* **Do this**: Type out the complete listing below word for word, without its pictures.
• • • • • • •
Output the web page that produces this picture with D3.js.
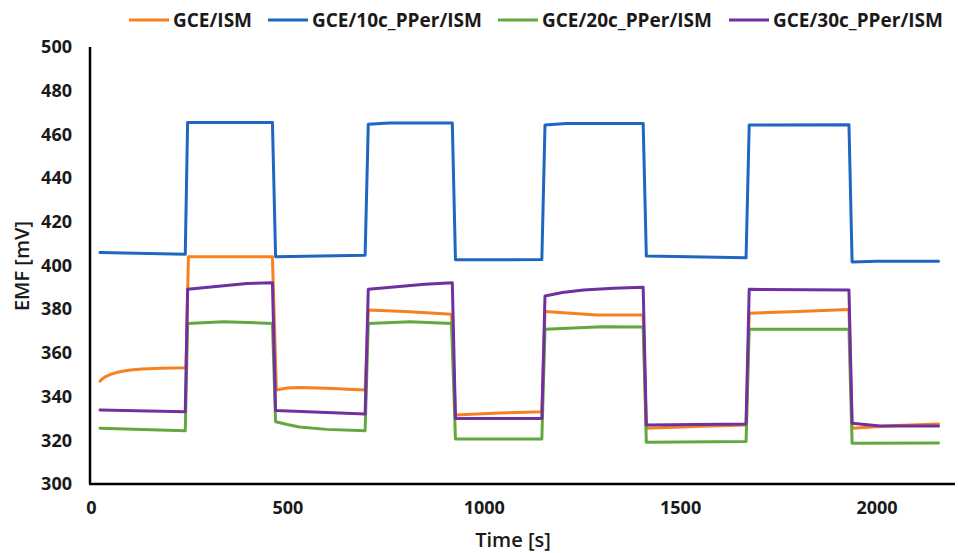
<!DOCTYPE html>
<html>
<head>
<meta charset="utf-8">
<script src="https://cdn.jsdelivr.net/npm/d3@7"></script>
<style>
  body { margin: 0; background: #fff; }
  svg { display: block; font-family: "Open Sans", sans-serif; }
</style>
</head>
<body>
<svg width="958" height="553"></svg>
<script>
// подписи серий и цвета
const seriesNames = ["GCE/ISM", "GCE/10c_PPer/ISM", "GCE/20c_PPer/ISM", "GCE/30c_PPer/ISM"];
const seriesColors = ["#f7801f", "#1f66c2", "#62a83e", "#7030a0"];

// деления осей
const xTicks = [0, 500, 1000, 1500, 2000];
const yTicks = [300, 320, 340, 360, 380, 400, 420, 440, 460, 480, 500];

// данные [время, ЭДС]
const gceIsm = [
  [23, 347.1], [30, 348.3], [40, 349.4], [50, 350.2], [65, 351.0], [80, 351.6], [100, 352.2],
  [130, 352.6], [180, 353.0], [242, 353.2],
  [248, 404.0], [462, 404.0],
  [472, 343.0], [500, 343.9], [530, 344.2], [600, 343.8], [698, 343.0],
  [706, 379.6], [800, 379.0], [918, 377.7],
  [928, 331.6], [1040, 332.5], [1148, 333.1],
  [1156, 378.9], [1288, 377.4], [1406, 377.4],
  [1414, 325.5], [1540, 326.3], [1668, 327.0],
  [1676, 378.1], [1800, 379.0], [1930, 379.9],
  [1938, 325.5], [2050, 326.8], [2158, 327.5]
];
const gce10c = [
  [23, 405.9], [240, 405.1],
  [246, 465.5], [462, 465.5],
  [470, 404.0], [698, 404.7],
  [706, 464.6], [760, 465.2], [920, 465.2],
  [928, 402.6], [1148, 402.7],
  [1156, 464.3], [1210, 465.0], [1406, 465.0],
  [1414, 404.3], [1668, 403.5],
  [1676, 464.3], [1930, 464.4],
  [1938, 401.6], [2000, 402.0], [2158, 402.0]
];
const gce20c = [
  [23, 325.5], [240, 324.4],
  [246, 373.5], [337, 374.3], [462, 373.5],
  [470, 328.5], [500, 327.2], [530, 326.1], [600, 325.0], [698, 324.4],
  [706, 373.5], [813, 374.3], [918, 373.5],
  [928, 320.6], [1148, 320.6],
  [1156, 370.8], [1300, 372.0], [1406, 371.9],
  [1414, 319.1], [1668, 319.5],
  [1676, 370.8], [1930, 370.8],
  [1938, 318.6], [2158, 318.8]
];
const gce30c = [
  [23, 333.9], [240, 333.1],
  [246, 389.1], [397, 391.8], [462, 392.1],
  [470, 333.6], [698, 332.0],
  [706, 389.1], [850, 391.4], [920, 392.1],
  [928, 330.0], [1148, 330.0],
  [1156, 386.0], [1200, 387.6], [1254, 388.8], [1330, 389.6], [1406, 390.0],
  [1414, 327.0], [1668, 327.5],
  [1676, 389.1], [1930, 388.8],
  [1938, 327.8], [2010, 326.5], [2158, 326.5]
];
const allSeries = [gceIsm, gce10c, gce20c, gce30c];

const svg = d3.select("svg");

const area = { left: 91, right: 955, top: 47, bottom: 484 };

const scX = d3.scaleLinear().domain([0, 2200]).range([area.left, area.right]);
const scY = d3.scaleLinear().domain([300, 500]).range([area.bottom, area.top]);

// оси без засечек, только подписи
const axisY = svg.append("g")
  .attr("transform", `translate(${area.left},0)`)
  .call(d3.axisLeft(scY).tickValues(yTicks).tickSize(0).tickPadding(19).tickFormat(d3.format("d")));
const axisX = svg.append("g")
  .attr("transform", `translate(0,${area.bottom})`)
  .call(d3.axisBottom(scX).tickValues(xTicks).tickSize(0).tickPadding(17).tickFormat(d3.format("d")));

[axisX, axisY].forEach(g => {
  g.select(".domain").remove();
  g.selectAll("text")
    .style("font-family", "'Open Sans', sans-serif")
    .style("font-size", "18px")
    .style("font-weight", "700")
    .style("fill", "#1a1a1a");
});

// линии осей
svg.append("line")
  .attr("x1", area.left - 1).attr("x2", area.left - 1)
  .attr("y1", area.top).attr("y2", area.bottom)
  .attr("stroke", "#000").attr("stroke-width", 2.5);
svg.append("line")
  .attr("x1", area.left - 2).attr("x2", area.right)
  .attr("y1", area.bottom).attr("y2", area.bottom)
  .attr("stroke", "#000").attr("stroke-width", 2.5);

// серии
const line = d3.line().x(d => scX(d[0])).y(d => scY(d[1]));
allSeries.forEach((s, i) => {
  svg.append("path")
    .datum(s)
    .attr("d", line)
    .attr("fill", "none")
    .attr("stroke", seriesColors[i])
    .attr("stroke-width", 3)
    .attr("stroke-linejoin", "round")
    .attr("stroke-linecap", "round");
});

// подписи осей
svg.append("text")
  .attr("x", 513).attr("y", 547)
  .attr("text-anchor", "middle")
  .style("font-size", "20px").style("font-weight", "600").style("fill", "#1a1a1a")
  .text("Time [s]");
svg.append("text")
  .attr("transform", "translate(29,266) rotate(-90)")
  .attr("text-anchor", "middle")
  .style("font-size", "20px").style("font-weight", "600").style("fill", "#1a1a1a")
  .text("EMF [mV]");

// легенда
const legendX = [129, 268, 498, 729];
const legend = svg.append("g");
seriesNames.forEach((name, i) => {
  const g = legend.append("g").attr("transform", `translate(${legendX[i]},20)`);
  g.append("line")
    .attr("x1", 0).attr("x2", 40).attr("y1", 0).attr("y2", 0)
    .attr("stroke", seriesColors[i]).attr("stroke-width", 3);
  g.append("text")
    .attr("x", 44).attr("y", 7)
    .style("font-size", "19px").style("font-weight", "700").style("fill", "#1a1a1a")
    .text(name);
});
</script>
</body>
</html>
• • • • • • •
* **Response below**:
Output the web page that produces this picture with D3.js.
<!DOCTYPE html>
<html>
<head>
<meta charset="utf-8">
<script src="https://cdn.jsdelivr.net/npm/d3@7"></script>
<style>
  body { margin: 0; background: #fff; }
  svg { display: block; font-family: "Open Sans", sans-serif; }
</style>
</head>
<body>
<svg width="958" height="553"></svg>
<script>
// подписи серий и цвета
const seriesNames = ["GCE/ISM", "GCE/10c_PPer/ISM", "GCE/20c_PPer/ISM", "GCE/30c_PPer/ISM"];
const seriesColors = ["#f7801f", "#1f66c2", "#62a83e", "#7030a0"];

// деления осей
const xTicks = [0, 500, 1000, 1500, 2000];
const yTicks = [300, 320, 340, 360, 380, 400, 420, 440, 460, 480, 500];

// данные [время, ЭДС]
const gceIsm = [
  [23, 347.1], [30, 348.3], [40, 349.4], [50, 350.2], [65, 351.0], [80, 351.6], [100, 352.2],
  [130, 352.6], [180, 353.0], [242, 353.2],
  [248, 404.0], [462, 404.0],
  [472, 343.0], [500, 343.9], [530, 344.2], [600, 343.8], [698, 343.0],
  [706, 379.6], [800, 379.0], [918, 377.7],
  [928, 331.6], [1040, 332.5], [1148, 333.1],
  [1156, 378.9], [1288, 377.4], [1406, 377.4],
  [1414, 325.5], [1540, 326.3], [1668, 327.0],
  [1676, 378.1], [1800, 379.0], [1930, 379.9],
  [1938, 325.5], [2050, 326.8], [2158, 327.5]
];
const gce10c = [
  [23, 405.9], [240, 405.1],
  [246, 465.5], [462, 465.5],
  [470, 404.0], [698, 404.7],
  [706, 464.6], [760, 465.2], [920, 465.2],
  [928, 402.6], [1148, 402.7],
  [1156, 464.3], [1210, 465.0], [1406, 465.0],
  [1414, 404.3], [1668, 403.5],
  [1676, 464.3], [1930, 464.4],
  [1938, 401.6], [2000, 402.0], [2158, 402.0]
];
const gce20c = [
  [23, 325.5], [240, 324.4],
  [246, 373.5], [337, 374.3], [462, 373.5],
  [470, 328.5], [500, 327.2], [530, 326.1], [600, 325.0], [698, 324.4],
  [706, 373.5], [813, 374.3], [918, 373.5],
  [928, 320.6], [1148, 320.6],
  [1156, 370.8], [1300, 372.0], [1406, 371.9],
  [1414, 319.1], [1668, 319.5],
  [1676, 370.8], [1930, 370.8],
  [1938, 318.6], [2158, 318.8]
];
const gce30c = [
  [23, 333.9], [240, 333.1],
  [246, 389.1], [397, 391.8], [462, 392.1],
  [470, 333.6], [698, 332.0],
  [706, 389.1], [850, 391.4], [920, 392.1],
  [928, 330.0], [1148, 330.0],
  [1156, 386.0], [1200, 387.6], [1254, 388.8], [1330, 389.6], [1406, 390.0],
  [1414, 327.0], [1668, 327.5],
  [1676, 389.1], [1930, 388.8],
  [1938, 327.8], [2010, 326.5], [2158, 326.5]
];
const allSeries = [gceIsm, gce10c, gce20c, gce30c];

const svg = d3.select("svg");

const area = { left: 91, right: 955, top: 47, bottom: 484 };

const scX = d3.scaleLinear().domain([0, 2200]).range([area.left, area.right]);
const scY = d3.scaleLinear().domain([300, 500]).range([area.bottom, area.top]);

// оси без засечек, только подписи
const axisY = svg.append("g")
  .attr("transform", `translate(${area.left},0)`)
  .call(d3.axisLeft(scY).tickValues(yTicks).tickSize(0).tickPadding(19).tickFormat(d3.format("d")));
const axisX = svg.append("g")
  .attr("transform", `translate(0,${area.bottom})`)
  .call(d3.axisBottom(scX).tickValues(xTicks).tickSize(0).tickPadding(17).tickFormat(d3.format("d")));

[axisX, axisY].forEach(g => {
  g.select(".domain").remove();
  g.selectAll("text")
    .style("font-family", "'Open Sans', sans-serif")
    .style("font-size", "18px")
    .style("font-weight", "700")
    .style("fill", "#1a1a1a");
});

// линии осей
svg.append("line")
  .attr("x1", area.left - 1).attr("x2", area.left - 1)
  .attr("y1", area.top).attr("y2", area.bottom)
  .attr("stroke", "#000").attr("stroke-width", 2.5);
svg.append("line")
  .attr("x1", area.left - 2).attr("x2", area.right)
  .attr("y1", area.bottom).attr("y2", area.bottom)
  .attr("stroke", "#000").attr("stroke-width", 2.5);

// серии
const line = d3.line().x(d => scX(d[0])).y(d => scY(d[1]));
allSeries.forEach((s, i) => {
  svg.append("path")
    .datum(s)
    .attr("d", line)
    .attr("fill", "none")
    .attr("stroke", seriesColors[i])
    .attr("stroke-width", 3)
    .attr("stroke-linejoin", "round")
    .attr("stroke-linecap", "round");
});

// подписи осей
svg.append("text")
  .attr("x", 513).attr("y", 547)
  .attr("text-anchor", "middle")
  .style("font-size", "20px").style("font-weight", "600").style("fill", "#1a1a1a")
  .text("Time [s]");
svg.append("text")
  .attr("transform", "translate(29,266) rotate(-90)")
  .attr("text-anchor", "middle")
  .style("font-size", "20px").style("font-weight", "600").style("fill", "#1a1a1a")
  .text("EMF [mV]");

// легенда
const legendX = [129, 268, 498, 729];
const legend = svg.append("g");
seriesNames.forEach((name, i) => {
  const g = legend.append("g").attr("transform", `translate(${legendX[i]},20)`);
  g.append("line")
    .attr("x1", 0).attr("x2", 40).attr("y1", 0).attr("y2", 0)
    .attr("stroke", seriesColors[i]).attr("stroke-width", 3);
  g.append("text")
    .attr("x", 44).attr("y", 7)
    .style("font-size", "19px").style("font-weight", "700").style("fill", "#1a1a1a")
    .text(name);
});
</script>
</body>
</html>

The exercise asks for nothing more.